How organizations can remain focused and effective in an ever-changing, complex environment
Recently I have had the honor and privilege to assume a coaching role with several leaders in STEM-based organizations. To prepare myself and to better understand their world, I took several crash courses in Lean Management, Scrum and Agile Methodology. I half-expected to have to force myself to make sense of highly technical terminology and dry program management theory only to be pleasantly surprised to find fascinating parallels to cutting-edge leadership development theory.
In simple terms, SCRUM is a methodology that breaks complex scenarios (epics) down into small deliverable increments (stories) that can be completed in a short, defined timeframe (sprint). Each delivery cycle opens with a planning session during which the entire team decides what increments they will be able to complete during the cycle. The cycle closes with a review that includes stakeholder feedback and a retrospective during which processes are refined and subsequent increment specifications may be revised.

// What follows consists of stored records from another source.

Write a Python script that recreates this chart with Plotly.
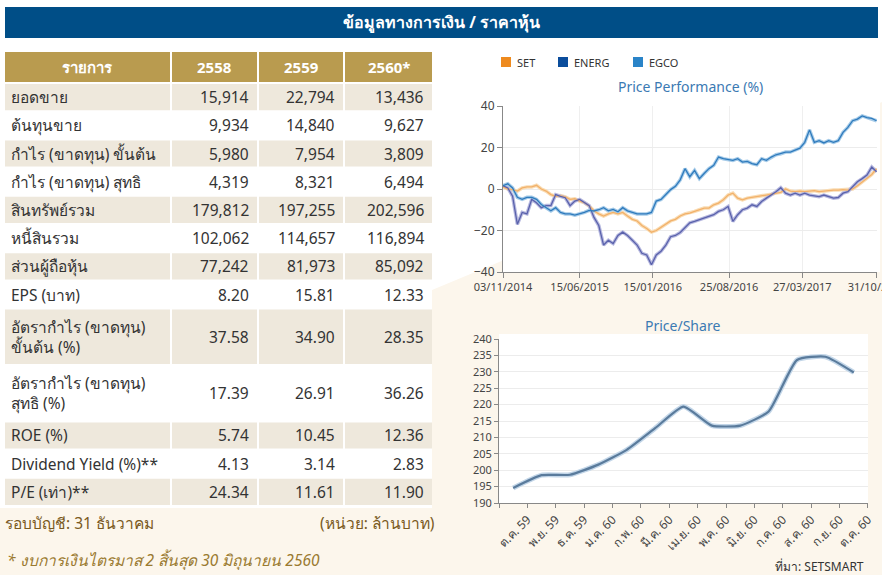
import plotly.graph_objects as go
import pandas as pd

W, H = 882, 575


def X(p):
    return p / W


def Y(p):
    return 1 - p / H


# ---------------- data ----------------
title_text = "ข้อมูลทางการเงิน / ราคาหุ้น"
table_header = ["รายการ", "2558", "2559", "2560*"]
row_labels = [
    "ยอดขาย", "ต้นทุนขาย", "กำไร (ขาดทุน) ขั้นต้น", "กำไร (ขาดทุน) สุทธิ",
    "สินทรัพย์รวม", "หนี้สินรวม", "ส่วนผู้ถือหุ้น", "EPS (บาท)",
    "อัตรากำไร (ขาดทุน)<br>ขั้นต้น (%)", "อัตรากำไร (ขาดทุน)<br>สุทธิ (%)",
    "ROE (%)", "Dividend Yield (%)**", "P/E (เท่า)**",
]
val_2558 = ["15,914", "9,934", "5,980", "4,319", "179,812", "102,062", "77,242",
            "8.20", "37.58", "17.39", "5.74", "4.13", "24.34"]
val_2559 = ["22,794", "14,840", "7,954", "8,321", "197,255", "114,657", "81,973",
            "15.81", "34.90", "26.91", "10.45", "3.14", "11.61"]
val_2560 = ["13,436", "9,627", "3,809", "6,494", "202,596", "116,894", "85,092",
            "12.33", "28.35", "36.26", "12.36", "2.83", "11.90"]
row_lines = [1, 1, 1, 1, 1, 1, 1, 1, 2, 2, 1, 1, 1]

perf_dates = pd.date_range("2014-11-03", periods=79, freq="14D")
set_perf = [1, 0, -0.3, -1, 0.5, 1, 1, 1.8, 0, -1, -2.7, -3.5, -3.2, -3.8, -5, -4.7,
            -5.8, -6.6, -8.2, -10.5, -12, -13, -12, -11.3, -12, -11.3, -13, -14.6,
            -15.4, -17.6, -19, -20.8, -20, -18.4, -17, -15.4, -14.6, -13, -12, -11.6,
            -10.8, -10, -9.2, -9.2, -7.6, -6.8, -5.2, -2.9, -2, -4.4, -5.2, -4.4,
            -4.1, -3.7, -3.2, -2.9, -2.5, -2, -1.6, 0, -1, -1.3, -1, -1.3, -1, -0.8,
            -1.3, -1, -0.6, -0.5, -0.5, -0.3, -0.5, 0, 1.6, 3.5, 5, 7, 9.8][:79]
energ_perf = [1.6, 0.5, -3.5, -17, -11.3, -12, -5, -6.6, -9, -8, -8, -2.7, -3.5,
              -4.2, -8, -5.8, -5, -6.6, -8, -13.7, -17.6, -27, -24.7, -26.3, -22.4,
              -20.8, -22.4, -24.7, -27, -31, -31.8, -36.5, -31.8, -30, -27, -23,
              -22.4, -21, -18.4, -16.3, -15.6, -14.8, -14, -13.2, -12.4, -10.8, -10,
              -8.4, -15.6, -12.4, -10, -9.2, -7.6, -8.4, -6, -4.4, -2.9, -1.3, 0.6,
              -2, -2.9, -2, -2.9, -2, -2.9, -3.2, -3.7, -2.9, -3.7, -4.4, -4.1, -2,
              -1.3, 1.1, 3.5, 5, 6.7, 10.6, 8.3]
egco_perf = [1.6, 2.5, 0.5, -4, -5, -4, -4, -5, -7.5, -9, -10.5, -9, -11.3, -12,
             -12, -12.6, -12, -11.3, -10.3, -10.6, -10, -9, -10.5, -9.8, -11, -9,
             -10.5, -11.3, -12, -12, -12, -11.3, -5.8, -5, -2.7, -0.3, 1.3, 4.4, 9.8,
             5.9, 9, 5, 7.5, 9.8, 11.4, 15.4, 14.6, 14.3, 13.8, 14.6, 13, 13.3, 12.2,
             11.7, 14.6, 13.8, 15.4, 16.5, 17, 17.8, 17.8, 18.6, 19.7, 22.5, 28.5,
             22.5, 23.3, 22.2, 23.3, 22.5, 23.3, 27.3, 29.7, 32.9, 33.7, 35.2, 34.4,
             34, 32.9]
series_names = ["SET", "ENERG", "EGCO"]
perf_tick_vals = ["2014-11-03", "2015-06-15", "2016-01-15", "2016-08-25",
                  "2017-03-27", "2017-10-31"]
perf_tick_text = ["03/11/2014", "15/06/2015", "15/01/2016", "25/08/2016",
                  "27/03/2017", "31/10/2017"]

price_months = ["ต.ค. 59", "พ.ย. 59", "ธ.ค. 59", "ม.ค. 60", "ก.พ. 60", "มี.ค. 60",
                "เม.ย. 60", "พ.ค. 60", "มิ.ย. 60", "ก.ค. 60", "ส.ค. 60", "ก.ย. 60",
                "ต.ค. 60"]
price_values = [194.6, 198.5, 198.6, 201.7, 206.2, 212.8, 219.4, 213.6, 213.6,
                217.9, 233.6, 234.6, 229.8]

# ---------------- styles ----------------
FONT = "Noto Sans, DejaVu Sans, sans-serif"
NAVY = "#004e87"
GOLD = "#b99b4f"
ROW_BEIGE = "#eee8dc"
BG_BEIGE = "#fcf6ec"
line_core = {"SET": "#f2b16a", "ENERG": "#5a62ac", "EGCO": "#2f7bbd"}
line_halo = {"SET": "#f9dcb4", "ENERG": "#b7b9df", "EGCO": "#a6cbe8"}
legend_sq = {"SET": "#ee8a1e", "ENERG": "#0b4d9c", "EGCO": "#2a84c8"}

shapes = []
annotations = []

# beige background polygon
shapes.append(dict(type="path", xref="paper", yref="paper", layer="below",
                   path=f"M {X(0)},{Y(508)} L {X(432)},{Y(508)} L {X(432)},{Y(290)} "
                        f"L {X(882)},{Y(102)} L {X(882)},{Y(575)} L {X(0)},{Y(575)} Z",
                   fillcolor=BG_BEIGE, line=dict(width=0)))
# white plot areas
for (x0, y0, x1, y1) in [(503, 100, 880, 272), (499, 334, 868, 503)]:
    shapes.append(dict(type="rect", xref="paper", yref="paper", layer="below",
                       x0=X(x0), x1=X(x1), y0=Y(y1), y1=Y(y0),
                       fillcolor="white", line=dict(width=0)))

# title bar
shapes.append(dict(type="rect", xref="paper", yref="paper", layer="below",
                   x0=X(5), x1=X(878), y0=Y(38), y1=Y(7),
                   fillcolor=NAVY, line=dict(width=0)))
annotations.append(dict(text=f"<b>{title_text}</b>", x=X(442), y=Y(22.5), xref="paper",
                        yref="paper", showarrow=False, xanchor="center", yanchor="middle",
                        font=dict(family=FONT, size=16, color="white")))

# table
col_edges = [(5, 170), (172, 257), (259, 343), (345, 432)]
hdr_top, hdr_bot = 52, 82
for ci, (c0, c1) in enumerate(col_edges):
    shapes.append(dict(type="rect", xref="paper", yref="paper", layer="below",
                       x0=X(c0), x1=X(c1), y0=Y(hdr_bot), y1=Y(hdr_top),
                       fillcolor=GOLD, line=dict(width=0)))
    annotations.append(dict(text=f"<b>{table_header[ci]}</b>", x=X((c0 + c1) / 2),
                            y=Y(67), xref="paper", yref="paper", showarrow=False,
                            xanchor="center", yanchor="middle",
                            font=dict(family=FONT, size=15, color="white")))

step = 28.2
top = 84.0
cols_vals = [val_2558, val_2559, val_2560]
for ri, label in enumerate(row_labels):
    h = step * row_lines[ri]
    bottom = top + h - 2
    fill = ROW_BEIGE if ri % 2 == 0 else "white"
    for (c0, c1) in col_edges:
        shapes.append(dict(type="rect", xref="paper", yref="paper", layer="below",
                           x0=X(c0), x1=X(c1), y0=Y(bottom), y1=Y(top),
                           fillcolor=fill, line=dict(width=0)))
    mid = (top + bottom) / 2
    annotations.append(dict(text=label, x=X(9), y=Y(mid), xref="paper", yref="paper",
                            showarrow=False, xanchor="left", yanchor="middle", align="left",
                            font=dict(family=FONT, size=15.5, color="#333333")))
    for ci, vals in enumerate(cols_vals):
        c1 = col_edges[ci + 1][1]
        annotations.append(dict(text=vals[ri], x=X(c1 - 6), y=Y(mid), xref="paper",
                                yref="paper", showarrow=False, xanchor="right",
                                yanchor="middle",
                                font=dict(family=FONT, size=15.5, color="#333333")))
    top += h

BROWN = "#7a5a22"
annotations.append(dict(text="รอบบัญชี: 31 ธันวาคม", x=X(3), y=Y(523), xref="paper",
                        yref="paper", showarrow=False, xanchor="left", yanchor="middle",
                        font=dict(family=FONT, size=15.5, color=BROWN)))
annotations.append(dict(text="(หน่วย: ล้านบาท)", x=X(437), y=Y(523), xref="paper",
                        yref="paper", showarrow=False, xanchor="right", yanchor="middle",
                        font=dict(family=FONT, size=15.5, color=BROWN)))
annotations.append(dict(text="<i>* งบการเงินไตรมาส 2 สิ้นสุด 30 มิถุนายน 2560</i>",
                        x=X(5), y=Y(560), xref="paper", yref="paper", showarrow=False,
                        xanchor="left", yanchor="middle",
                        font=dict(family=FONT, size=15.5, color="#9a7a30")))

# legend
leg_x = [501, 558, 633]
for name, lx in zip(series_names, leg_x):
    shapes.append(dict(type="rect", xref="paper", yref="paper",
                       x0=X(lx), x1=X(lx + 10), y0=Y(67), y1=Y(57),
                       fillcolor=legend_sq[name], line=dict(width=0)))
    annotations.append(dict(text=name, x=X(lx + 14), y=Y(62), xref="paper", yref="paper",
                            showarrow=False, xanchor="left", yanchor="middle",
                            font=dict(family=FONT, size=11, color="#333333")))

annotations.append(dict(text="Price Performance (%)", x=X(690), y=Y(87), xref="paper",
                        yref="paper", showarrow=False, xanchor="center", yanchor="middle",
                        font=dict(family=FONT, size=14, color="#3b7ab3")))
annotations.append(dict(text="Price/Share", x=X(682), y=Y(325), xref="paper",
                        yref="paper", showarrow=False, xanchor="center", yanchor="middle",
                        font=dict(family=FONT, size=14, color="#3b7ab3")))
annotations.append(dict(text="ที่มา: SETSMART", x=X(866), y=Y(566), xref="paper",
                        yref="paper", showarrow=False, xanchor="right", yanchor="middle",
                        font=dict(family=FONT, size=12, color="#333333")))

fig = go.Figure()

perf_data = {"SET": set_perf, "ENERG": energ_perf, "EGCO": egco_perf}
for name in ["SET", "ENERG", "EGCO"]:
    fig.add_trace(go.Scatter(x=perf_dates, y=perf_data[name], mode="lines",
                             line=dict(color=line_halo[name], width=3.5),
                             xaxis="x", yaxis="y", showlegend=False, hoverinfo="skip"))
for name in ["SET", "ENERG", "EGCO"]:
    fig.add_trace(go.Scatter(x=perf_dates, y=perf_data[name], mode="lines", name=name,
                             line=dict(color=line_core[name], width=1.3),
                             xaxis="x", yaxis="y", showlegend=False))

price_x = [i + 0.5 for i in range(len(price_months))]
fig.add_trace(go.Scatter(x=price_x, y=price_values, mode="lines",
                         line=dict(color="#c3d6e8", width=5, shape="spline", smoothing=0.5),
                         xaxis="x2", yaxis="y2", showlegend=False, hoverinfo="skip"))
fig.add_trace(go.Scatter(x=price_x, y=price_values, mode="lines", name="Price",
                         line=dict(color="#5a7b9c", width=2.2, shape="spline", smoothing=0.5),
                         xaxis="x2", yaxis="y2", showlegend=False))

axis_font = dict(family=FONT, size=12, color="#444444")
fig.update_layout(
    width=W, height=H, margin=dict(l=0, r=0, t=0, b=0, autoexpand=False),
    paper_bgcolor="white", plot_bgcolor="rgba(0,0,0,0)",
    shapes=shapes, annotations=annotations, showlegend=False,
    xaxis=dict(domain=[X(503), X(877)], anchor="y", type="date", automargin=False,
               range=["2014-11-03", "2017-10-31 06:00"], tickvals=perf_tick_vals,
               ticktext=perf_tick_text, showgrid=True, gridcolor="#efefef",
               showline=True, linecolor="#888888", linewidth=1, ticks="outside",
               ticklen=5, tickcolor="#888888", ticklabeloverflow="allow",
               tickfont=dict(family=FONT, size=11, color="#444444"), zeroline=False),
    yaxis=dict(domain=[Y(272), Y(106)], anchor="x", range=[-40, 40], automargin=False,
               tickvals=[-40, -20, 0, 20, 40], showgrid=True, gridcolor="#ececec",
               showline=True, linecolor="#888888", linewidth=1, ticks="outside",
               ticklen=5, tickcolor="#888888", tickfont=axis_font, zeroline=False),
    xaxis2=dict(domain=[X(499), X(868)], anchor="y2", range=[0, 13.001], automargin=False,
                tickvals=list(range(0, 14)), ticktext=[""] + price_months,
                tickangle=-45, showgrid=False, showline=True, linecolor="#888888",
                ticks="outside", ticklen=4, tickcolor="#888888", ticklabeloverflow="allow",
                tickfont=dict(family=FONT, size=12, color="#444444"), zeroline=False),
    yaxis2=dict(domain=[Y(503), Y(339)], anchor="x2", range=[190, 240], dtick=5,
                automargin=False,
                showgrid=True, gridcolor="#ececec", showline=True, linecolor="#888888",
                ticks="outside", ticklen=4, tickcolor="#888888",
                tickfont=dict(family=FONT, size=11, color="#444444"), zeroline=False),
)

fig.write_html("out.html", config={"displayModeBar": False},
               post_script="document.body.style.margin='0';document.body.style.padding='0';")
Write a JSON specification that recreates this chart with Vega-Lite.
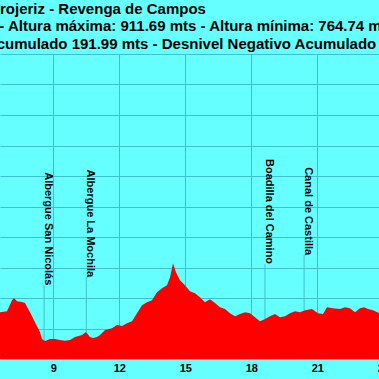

Rapid development of deliverables and regular, short-order feedback loops ensure nimble adaptations to external and internal requirement changes and quick detection of misalignment or errors. Accountability and self-governance of the team is built into the framework and communication breakdowns quickly become apparent.
Daily stand-up meetings enforce focus and commitment and team members rely on mutual respect, transparency and openness to new ideas to be able to operate at their best. The team continues to learn from and with each other. Doesn’t that sound like project management Nirvana?
While SCRUM focuses on the work of the product owner (similar role to project manager), the team and the interaction with stakeholders, Agile addresses enterprise design and leadership. More on that in a future post.
Of course there is much more to SCRUM and Agile. SCRUM professionals will be quick to admit that it is not easy to transform traditional project management and top-down leadership calling for long-term goals and defined milestones into an Agile workplace, especially when factoring the human element of resisting major change.
Yet there is a lot to be gained from taking the leap of faith:
- Fostering of creative adaptability, which is crucial for success in rapidly changing environments
- Engagement of all team members in the design and execution process, which has been proven to be essential for talent retention
- Encouraging dynamic collaboration, which always outperforms siloed, static work processes
- Continued shared learning, which results in innovation and boosts competitiveness
What excites me most about SCRUM is the notion that this way of learning, working, and creating in a collaborative whole can be applied outside of software development projects. It is a flexible and adult-learning supporting methodology that can be used for dynamic leadership development needs at all levels in an organization through effective, micro-learning deliverables.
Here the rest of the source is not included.